Jean-Jacques Annaud, producteur cinématographe français, se prépare à injecter 100 millions de dollars pour produire un film, « Les deux frères retraçant l’histoire de deux frères tigres, nés dans les années 1920, au parcours très différents. Il a dû importer vingt-cinq tigres.
Sports
L’équipe féminine cambodgienne de pétanque remporte la première place à la coupe du championnat de pétanque d’Asie, courue le 14 septembre en Malaisie. L’équipe masculine doit se contenter de la quatrième place.
Religion
Le 29 septembre, six moines tentent de se suicider dans une pagode de Ba Phnom, dont trois d’entre eux par le feu, les autres au poignard. Le chef de la pagode ne s’est pas suicidé. Il a été défroqué, ainsi que trois survivants par les autorités provinciales. On l’accuse d’avoir donné un mauvais enseignement en encourageant ses coreligionnaires à s’immoler ou à se poignarder pour atteindre le nirvana.
Le 10 octobre, 400 responsables bouddhistes, musulmans et chrétiens, réunis sous le patronage du roi Sihanouk, créent un Conseil cambodgien interreligieux, section de la Conférence mondiale ‘Religion et paix’, fondée à Barcelone en 1994 à l’initiative de l’UNESCO. L’objectif de ce conseil est de réfléchir en commun au développement de la paix, de la démocratie et des droits de l’homme, à la prévention du sida et à la protection de l’environnement. Les représentants s’engagent à rejeter « les pressions ou la corcition pour convertir les fidèles
Les vénérables Tep Vong et Bou Kry, patriarches suprêmes de l’ordre Mohanikay et Thomayuk, appellent publiquement les moines à s’abstenir de voter aux prochaines élections, pour préserver leur neutralité. Le ministre des Cultes affirme au contraire que les moines ont les mêmes droits que les autres Cambodgiens.

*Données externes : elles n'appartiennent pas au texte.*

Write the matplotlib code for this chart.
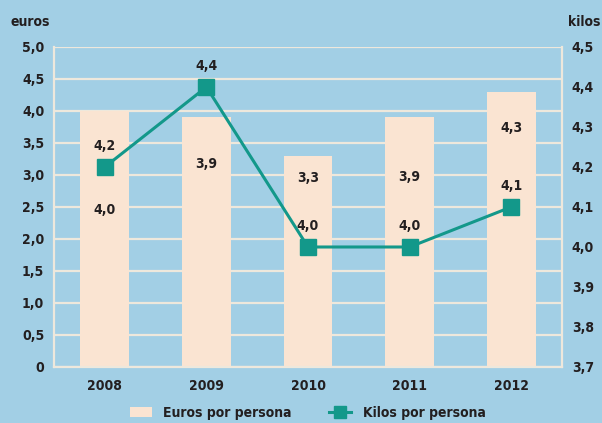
import matplotlib
matplotlib.use("Agg")
import matplotlib.pyplot as plt
from matplotlib.patches import Patch
from matplotlib.lines import Line2D

plt.rcParams['font.family'] = ['DejaVu Sans']
plt.rcParams['font.weight'] = 'bold'
plt.rcParams['font.stretch'] = 'condensed'

years = ['2008', '2009', '2010', '2011', '2012']
euros = [4.0, 3.9, 3.3, 3.9, 4.3]
kilos = [4.2, 4.4, 4.0, 4.0, 4.1]
euro_ticks = [0, 0.5, 1.0, 1.5, 2.0, 2.5, 3.0, 3.5, 4.0, 4.5, 5.0]
kilo_ticks = [3.7, 3.8, 3.9, 4.0, 4.1, 4.2, 4.3, 4.4, 4.5]
# where the euro value labels sit inside the bars (euro axis units)
euro_label_y = [2.45, 3.17, 2.95, 2.97, 3.73]

bg = '#A2CFE5'
bar_col = '#FAE4D2'
line_col = '#13988A'
grid_col = '#EEE8DC'
txt = '#231F20'
fs = 10

def fmt(v):
    return ('%.1f' % v).replace('.', ',') if v != 0 else '0'

fig = plt.figure(figsize=(6.02, 4.23), dpi=100)
fig.patch.set_facecolor(bg)
ax = fig.add_axes([0.0897, 0.1324, 0.8439, 0.7565])
ax.set_facecolor(bg)

x = range(len(years))
ax.bar(x, euros, width=0.48, color=bar_col, zorder=2)
ax.set_xlim(-0.5, 4.5)
ax.set_ylim(0, 5.0)
ax.set_yticks(euro_ticks)
ax.set_yticklabels([fmt(v) for v in euro_ticks])
ax.set_xticks(list(x))
ax.set_xticklabels(years)
ax.yaxis.grid(True, color=grid_col, linewidth=1.6, zorder=0)
ax.set_axisbelow(True)
ax.tick_params(axis='both', length=0, labelsize=fs, colors=txt)
ax.tick_params(axis='y', pad=7)
ax.tick_params(axis='x', pad=9)
for s in ['left', 'bottom']:
    ax.spines[s].set_color(grid_col)
    ax.spines[s].set_linewidth(1.6)
for s in ['top', 'right']:
    ax.spines[s].set_visible(False)

# euro values inside the bars
for i, v in enumerate(euros):
    ax.text(i, euro_label_y[i], fmt(v), ha='center', va='center',
            fontsize=fs, color=txt, zorder=5)

ax2 = ax.twinx()
ax2.patch.set_visible(False)
ax2.plot(list(x), kilos, color=line_col, linewidth=2.2, marker='s',
         markersize=12, zorder=4)
ax2.set_ylim(3.7, 4.5)
ax2.set_yticks(kilo_ticks)
ax2.set_yticklabels([fmt(v) for v in kilo_ticks])
ax2.tick_params(axis='y', length=0, labelsize=fs, colors=txt, pad=7)
for s in ['left', 'bottom', 'top']:
    ax2.spines[s].set_visible(False)
ax2.spines['right'].set_color(grid_col)
ax2.spines['right'].set_linewidth(1.6)

# kilo values above markers
for i, v in enumerate(kilos):
    ax2.annotate(fmt(v), (i, v), xytext=(0, 15), textcoords='offset points',
                 ha='center', va='center', fontsize=fs, color=txt)

fig.text(0.018, 0.948, 'euros', fontsize=fs, color=txt, va='center', ha='left')
fig.text(0.997, 0.948, 'kilos', fontsize=fs, color=txt, va='center', ha='right')

handles = [Patch(facecolor=bar_col, edgecolor='none'),
           Line2D([0], [0], color=line_col, linewidth=2.2, marker='s', markersize=9)]
fig.legend(handles, ['Euros por persona', 'Kilos por persona'], ncol=2,
           loc='center', bbox_to_anchor=(0.511, 0.024), frameon=False,
           fontsize=fs, handlelength=1.6, handletextpad=0.8,
           columnspacing=2.7, labelcolor=txt)

fig.savefig('out.png', dpi=100, facecolor=bg)
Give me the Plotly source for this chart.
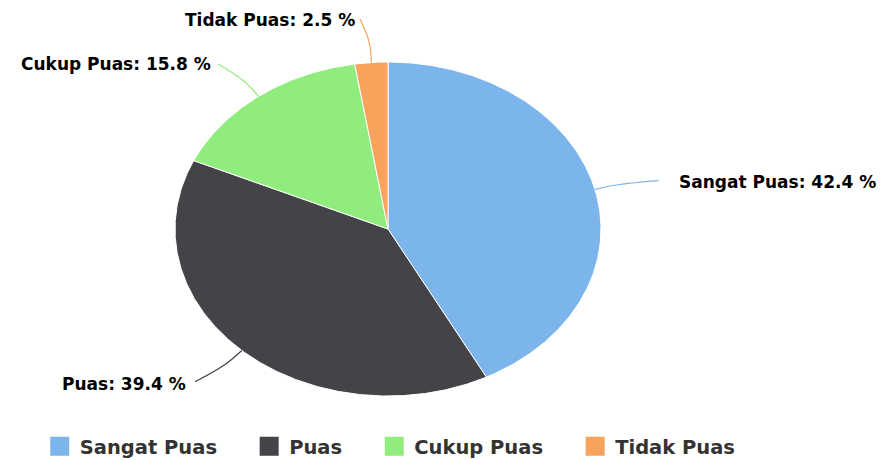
import numpy as np
import plotly.graph_objects as go

# Survey satisfaction shares (percent)
categories = ["Sangat Puas", "Puas", "Cukup Puas", "Tidak Puas"]
values = [42.4, 39.4, 15.8, 2.5]
colors = ["#7cb5ec", "#434348", "#90ed7d", "#f7a35c"]

# Where each data label sits (axis units, pie radius = 1) and its anchor side
label_pos = [(1.357, 0.281), (-0.939, -0.928), (-0.822, 0.988), (-0.146, 1.251)]
label_anchor = ["left", "right", "right", "right"]
connector_end = [(1.27, 0.29), (-0.906, -0.915), (-0.798, 0.988), (-0.131, 1.257)]

# Pie geometry in pixels: the pie is drawn as an ellipse
W, H = 893, 460
CX, CY = 388, 229
RX, RY = 213, 167

fig = go.Figure()

total = sum(values)
start = 0.0
mids = []
for name, val, col in zip(categories, values, colors):
    sweep = 360.0 * val / total
    ang = np.radians(np.linspace(start, start + sweep, max(int(sweep * 2), 4)))
    xs = np.concatenate([[0.0], np.sin(ang), [0.0]])
    ys = np.concatenate([[0.0], np.cos(ang), [0.0]])
    fig.add_trace(go.Scatter(
        x=xs, y=ys, mode="lines", fill="toself", fillcolor=col,
        line=dict(color="#ffffff", width=1),
        name=name, legendgroup=name, showlegend=False,
        hoverinfo="text", hoveron="fills", text=f"{name}: {val} %",
    ))
    mids.append(np.radians(start + sweep / 2))
    start += sweep

# Connectors and data labels
annotations = []
for name, val, col, mid, (lx, ly), anc, (ex, ey) in zip(
        categories, values, colors, mids, label_pos, label_anchor, connector_end):
    px, py = np.sin(mid), np.cos(mid)
    fig.add_trace(go.Scatter(
        x=[px, 1.12 * px, ex], y=[py, 1.12 * py, ey],
        mode="lines", line=dict(color=col, width=1.2, shape="spline"),
        showlegend=False, hoverinfo="skip",
    ))
    annotations.append(dict(
        x=lx, y=ly, xref="x", yref="y", xanchor=anc, yanchor="middle",
        text=f"{name}: {val} %", showarrow=False,
        font=dict(family="DejaVu Sans", size=17, color="#000000", weight="bold"),
    ))

# Legend entries (padded with non-breaking spaces between items)
for i, (name, col) in enumerate(zip(categories, colors)):
    pad = "" if i == len(categories) - 1 else "\u00a0\u00a0\u00a0\u00a0"
    fig.add_trace(go.Scatter(
        x=[None], y=[None], mode="markers", name=name + pad,
        legendgroup=name,
        marker=dict(symbol="square", size=16, color=col, line=dict(color=col, width=3)),
    ))

fig.update_layout(
    width=W, height=H,
    margin=dict(l=0, r=0, t=0, b=0, autoexpand=False),
    paper_bgcolor="#ffffff", plot_bgcolor="#ffffff",
    xaxis=dict(range=[-CX / RX, (W - CX) / RX], visible=False, fixedrange=True),
    yaxis=dict(range=[-(H - CY) / RY, CY / RY], visible=False, fixedrange=True),
    annotations=annotations,
    showlegend=True,
    legend=dict(
        orientation="h", x=0.437, xanchor="center", y=-0.013, yanchor="bottom",
        font=dict(family="DejaVu Sans", size=19.5, color="#333333", weight="bold"),
        itemclick=False, itemdoubleclick=False,
    ),
)

fig.write_html("out.html")
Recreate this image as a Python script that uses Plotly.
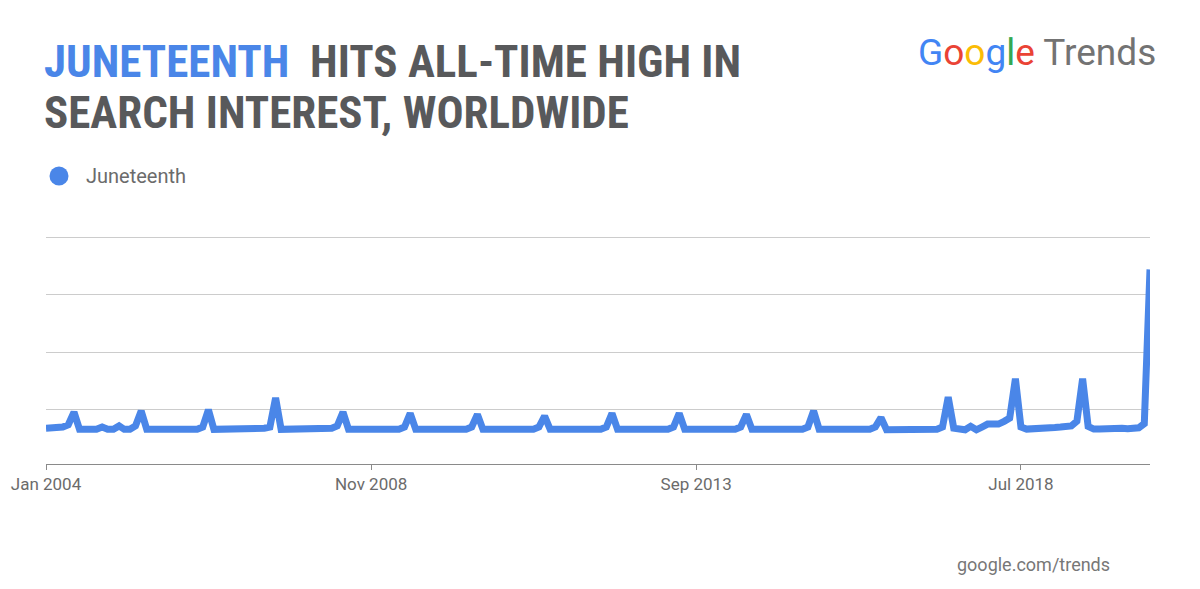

Un groupe d’Américains résidant au Cambodge proteste contre les visées de G.W Bush sur l’Iraq. Ils font publier un encart payant dans le Cambodia Daily du 25 septembre intitulé « Not in our name Ils manifestent devant l’ambassade des Etats-Unis. Parmi les manifestants, on remarque le P. Jim Noonan, ancien supérieur des Pères de Maryknoll.